Common Eye Disorders > Keratoconus
Keratoconus is a degenerative disorder of the eye in which structural changes within the cornea cause it to thin and change to a more conical shape than its normal gradual curve.
Keratoconus can cause substantial distortion of vision, with multiple images, streaking and sensitivity to light all often reported by the patient. It is typically diagnosed in the patient’s adolescent years and attains its most severe state in the twenties and thirties. If afflicting both eyes, the deterioration in vision can affect the patient’s ability to drive a car or read normal print. In most cases, corrective lenses are effective enough to allow the patient to continue to drive legally and likewise function normally. Further progression of the disease may require surgery including intrastromal corneal ring segments, corneal collagen cross-linking, or corneal transplantation. However, despite the disease’s unpredictable course, keratoconus can often be successfully managed with little or no impairment to the patient’s quality of life.

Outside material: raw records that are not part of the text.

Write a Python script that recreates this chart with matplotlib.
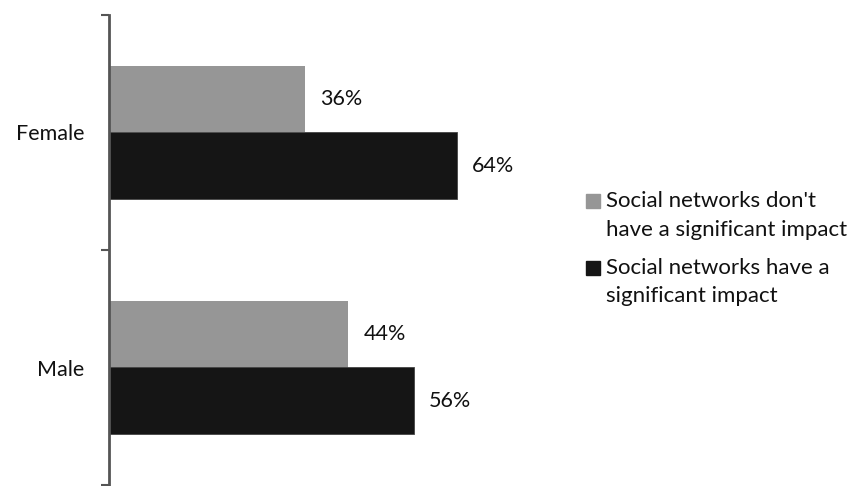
import matplotlib
matplotlib.use("Agg")
import matplotlib.pyplot as plt
from matplotlib.patches import Rectangle
import numpy as np

plt.rcParams["font.family"] = ["Lato", "DejaVu Sans"]

categories = ["Female", "Male"]
no_impact = [36, 44]
impact = [64, 56]
legend_lines = [["Social networks don't", "have a significant impact"],
                ["Social networks have a", "significant impact"]]

GRAY = "#969696"
BLACK = "#151515"
AXIS = "#555555"
FS = 15.5

W, H = 855, 486
fig = plt.figure(figsize=(W / 100, H / 100), dpi=100)
ax = fig.add_axes([109 / W, 1 / H, 435 / W, 470 / H])

y = np.arange(len(categories))
h = 0.285
b1 = ax.barh(y - h / 2, no_impact, height=h, color=GRAY)
b2 = ax.barh(y + h / 2, impact, height=h, color=BLACK, edgecolor="#444444",
             linewidth=0.6)

for bars, vals in [(b1, no_impact), (b2, impact)]:
    for rect, v in zip(bars, vals):
        ax.text(rect.get_width() + 2.8, rect.get_y() + rect.get_height() / 2,
                f"{v}%", va="center", ha="left", fontsize=FS, color="#111111")

ax.set_xlim(0, 80)
ax.set_ylim(1.5, -0.5)
ax.set_yticks(y)
ax.set_yticklabels(categories, fontsize=FS, color="#111111")
ax.set_yticks([-0.5, 0.5, 1.5], minor=True)
ax.tick_params(axis="y", which="major", length=0, pad=18)
ax.tick_params(axis="y", which="minor", length=6, width=1.5, color=AXIS)
ax.set_xticks([])
for s in ["top", "right", "bottom"]:
    ax.spines[s].set_visible(False)
ax.spines["left"].set_color(AXIS)
ax.spines["left"].set_linewidth(2)

# legend drawn by hand so the square sits on the first line
for color, lines, y0 in [(GRAY, legend_lines[0], 201), (BLACK, legend_lines[1], 268)]:
    fig.patches.append(Rectangle((586 / W, 1 - (y0 + 7) / H), 14 / W, 14 / H,
                                 transform=fig.transFigure, color=color))
    for i, line in enumerate(lines):
        fig.text(606 / W, 1 - (y0 + 28.5 * i) / H, line, fontsize=16,
                 va="center", ha="left", color="#111111")

fig.savefig("out.png", dpi=100)
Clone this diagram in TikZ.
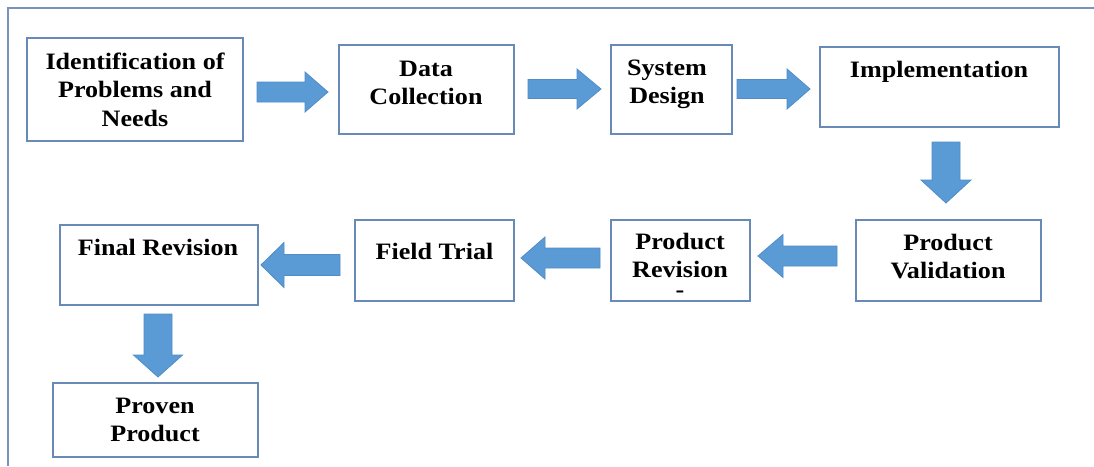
\documentclass[tikz,border=0pt]{standalone}
\usepackage{fontspec}
\setmainfont{Liberation Serif}[FakeStretch=1.11]
\definecolor{framecol}{RGB}{118,148,188}
\definecolor{boxcol}{RGB}{104,138,182}
\definecolor{arrfill}{RGB}{91,155,213}
\definecolor{arredge}{RGB}{80,140,200}
\tikzset{
  boxnode/.style={draw=boxcol, line width=1.7pt, fill=white, inner sep=0pt},
  txtnode/.style={anchor=north, inner sep=0pt, align=center,
    font=\fontsize{23.5}{28.5}\selectfont\bfseries},
  barrow/.style={fill=arrfill, draw=arredge, line width=0.8pt, line join=miter},
  framestyle/.style={draw=framecol, line width=1.8pt}
}
\newcommand{\blockarrow}[6]{%
  \begin{scope}[shift={#1},rotate=#2]
    \filldraw[barrow] (0,-#4) -- ({#3-#6},-#4) -- ({#3-#6},-#5) -- (#3,0)
      -- ({#3-#6},#5) -- ({#3-#6},#4) -- (0,#4) -- cycle;
  \end{scope}}
\newcommand{\boxat}[5]{% name, x1, y1, x2, y2
  \node[boxnode, minimum width={#4-#2}, minimum height={#5-#3}] (#1) at ({(#2+#4)/2},{(#3+#5)/2}) {};}
\begin{document}
\begin{tikzpicture}[x=1pt,y=-1pt]
\useasboundingbox[fill=white] (0,0) rectangle (1094,466);
\draw[framestyle] (1094,8) -- (8,8) -- (8,466);

% boxes
\boxat{b1}{27}{38}{243}{141}
\boxat{b2}{339}{45}{514}{134}
\boxat{b3}{611}{45}{732}{134}
\boxat{b4}{820}{47}{1059}{127}
\boxat{b5}{856}{220}{1041}{301}
\boxat{b6}{611}{220}{750}{301}
\boxat{b7}{355}{220}{514}{301}
\boxat{b8}{60}{225}{258}{305}
\boxat{b9}{53}{383}{258}{457}

% texts (north = first baseline - 18)
\node[txtnode] (t1) at (135,51) {\rule{0pt}{18pt}Identification of\\Problems and\\Needs};
\node[txtnode] (t2) at (426,58) {\rule{0pt}{18pt}Data\\Collection};
\node[txtnode] (t3) at (667,57) {\rule{0pt}{18pt}System\\Design};
\node[txtnode] (t4) at (939,59) {\rule{0pt}{18pt}Implementation};
\node[txtnode] (t5) at (948,232) {\rule{0pt}{18pt}Product\\Validation};
\node[txtnode] (t6) at (680,231) {\rule{0pt}{18pt}Product\\Revision\\[-9pt]-};
\node[txtnode] (t7) at (434.5,241) {\rule{0pt}{18pt}Field Trial};
\node[txtnode] (t8) at (158,237) {\rule{0pt}{18pt}Final Revision};
\node[txtnode] (t9) at (155,395) {\rule{0pt}{18pt}Proven\\Product};

% block arrows: start, angle, length, shaft half, head half, head length
\blockarrow{(257,92)}{0}{71}{10}{20}{23}
\blockarrow{(528,89)}{0}{73}{9.5}{20}{24}
\blockarrow{(737,89)}{0}{73}{9.5}{20}{23}
\blockarrow{(946,142)}{-90}{61}{14}{25}{23}
\blockarrow{(837,256)}{180}{79}{10}{21.5}{25}
\blockarrow{(600,258)}{180}{79}{10}{21}{24}
\blockarrow{(340,265)}{180}{79}{10.5}{22.5}{23}
\blockarrow{(158,314)}{-90}{63}{14}{24.5}{22}
\end{tikzpicture}
\end{document}
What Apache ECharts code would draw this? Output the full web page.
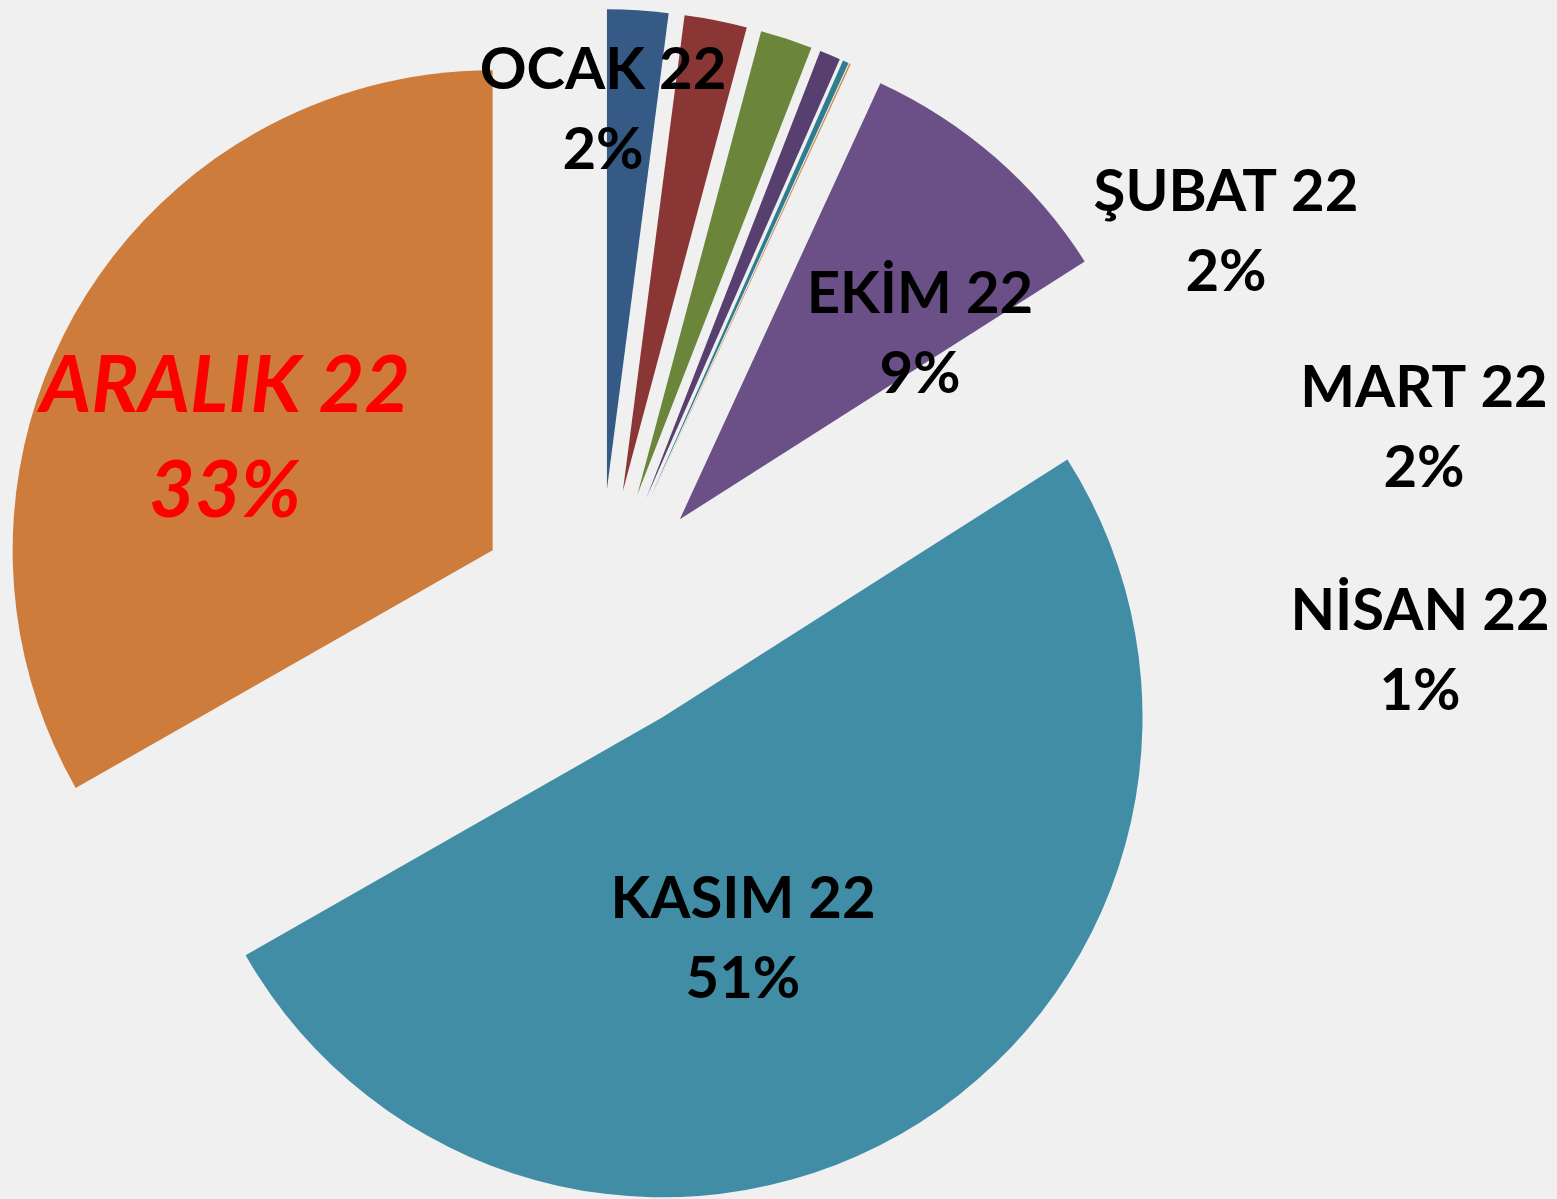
<!DOCTYPE html>
<html>
<head>
<meta charset="utf-8">
<script src="https://cdn.jsdelivr.net/npm/echarts@6/dist/echarts.min.js"></script>
<style>
  html, body { margin: 0; padding: 0; background: #f0f0f0; }
  #chart { width: 1557px; height: 1199px; }
</style>
</head>
<body>
<div id="chart"></div>
<script>
// aylar (share of total)
var months = ['OCAK 22', 'ŞUBAT 22', 'MART 22', 'NİSAN 22', 'MAYIS 22', 'HAZİRAN 22',
  'TEMMUZ 22', 'AĞUSTOS 22', 'EYLÜL 22', 'EKİM 22', 'KASIM 22', 'ARALIK 22'];
var shares = [2.05, 2.1, 1.75, 0.7, 0.2, 0.05, 0, 0, 0, 9.1, 50.7, 33.2];
var labelled = [true, true, true, true, false, false, false, false, false, true, true, true];

var colors = ['#355a86', '#8a3634', '#6b853a', '#574070', '#2f7d90', '#d08a4a',
  '#2c4d75', '#772c2a', '#5f7530', '#6b5087', '#418da5', '#cd7c3b'];

// where the labels sit (centre of the two-line block)
var labelPos = {
  0: [603, 110], 1: [1226, 232], 2: [1424, 428], 3: [1420, 651],
  9: [920, 334], 10: [743, 939], 11: [225, 439]
};

var chart = echarts.init(document.getElementById('chart'));

// exploded slices
var sliceData = months.map(function (name, i) {
  return {
    name: name,
    value: shares[i],
    selected: true,
    itemStyle: { color: colors[i] }
  };
});

// same pie, invisible, only carries the labels
var labelData = months.map(function (name, i) {
  var item = {
    name: name,
    value: shares[i],
    label: { show: labelled[i] }
  };
  if (name === 'ARALIK 22') {
    item.label = {
      show: true,
      color: '#ff0000',
      fontStyle: 'italic',
      fontSize: 79,
      lineHeight: 105
    };
  }
  return item;
});

var option = {
  backgroundColor: '#f0f0f0',
  animation: false,
  series: [
    {
      type: 'pie',
      center: [599, 612],
      radius: 480,
      startAngle: 90,
      clockwise: true,
      selectedMode: 'multiple',
      selectedOffset: 123,
      silent: true,
      label: { show: false },
      labelLine: { show: false },
      select: { itemStyle: {} },
      data: sliceData
    },
    {
      type: 'pie',
      center: [599, 612],
      radius: 480,
      startAngle: 90,
      clockwise: true,
      silent: true,
      z: 5,
      avoidLabelOverlap: false,
      percentPrecision: 0,
      itemStyle: { color: 'rgba(0,0,0,0)' },
      label: {
        position: 'inside',
        formatter: '{b}\n{d}%',
        fontFamily: 'Lato',
        fontWeight: 'bold',
        fontSize: 58,
        lineHeight: 80,
        color: '#000'
      },
      labelLine: { show: false },
      labelLayout: function (params) {
        var p = labelPos[params.dataIndex];
        if (!p) return {};
        return { x: p[0], y: p[1], align: 'center', verticalAlign: 'middle' };
      },
      data: labelData
    }
  ]
};

chart.setOption(option);
</script>
</body>
</html>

Keratoconus affects around one person in a thousand. It seems to occur in populations throughout the world, although it occurs more frequently in certain ethnic groups such as South Asians. The exact cause of keratoconus is uncertain, but has been associated with detrimental enzyme activity within the cornea. Environmental and genetic factors are considered possible causes, but the findings are still yet inconclusive. The progression of keratoconus is rapid in patients having Down syndrome.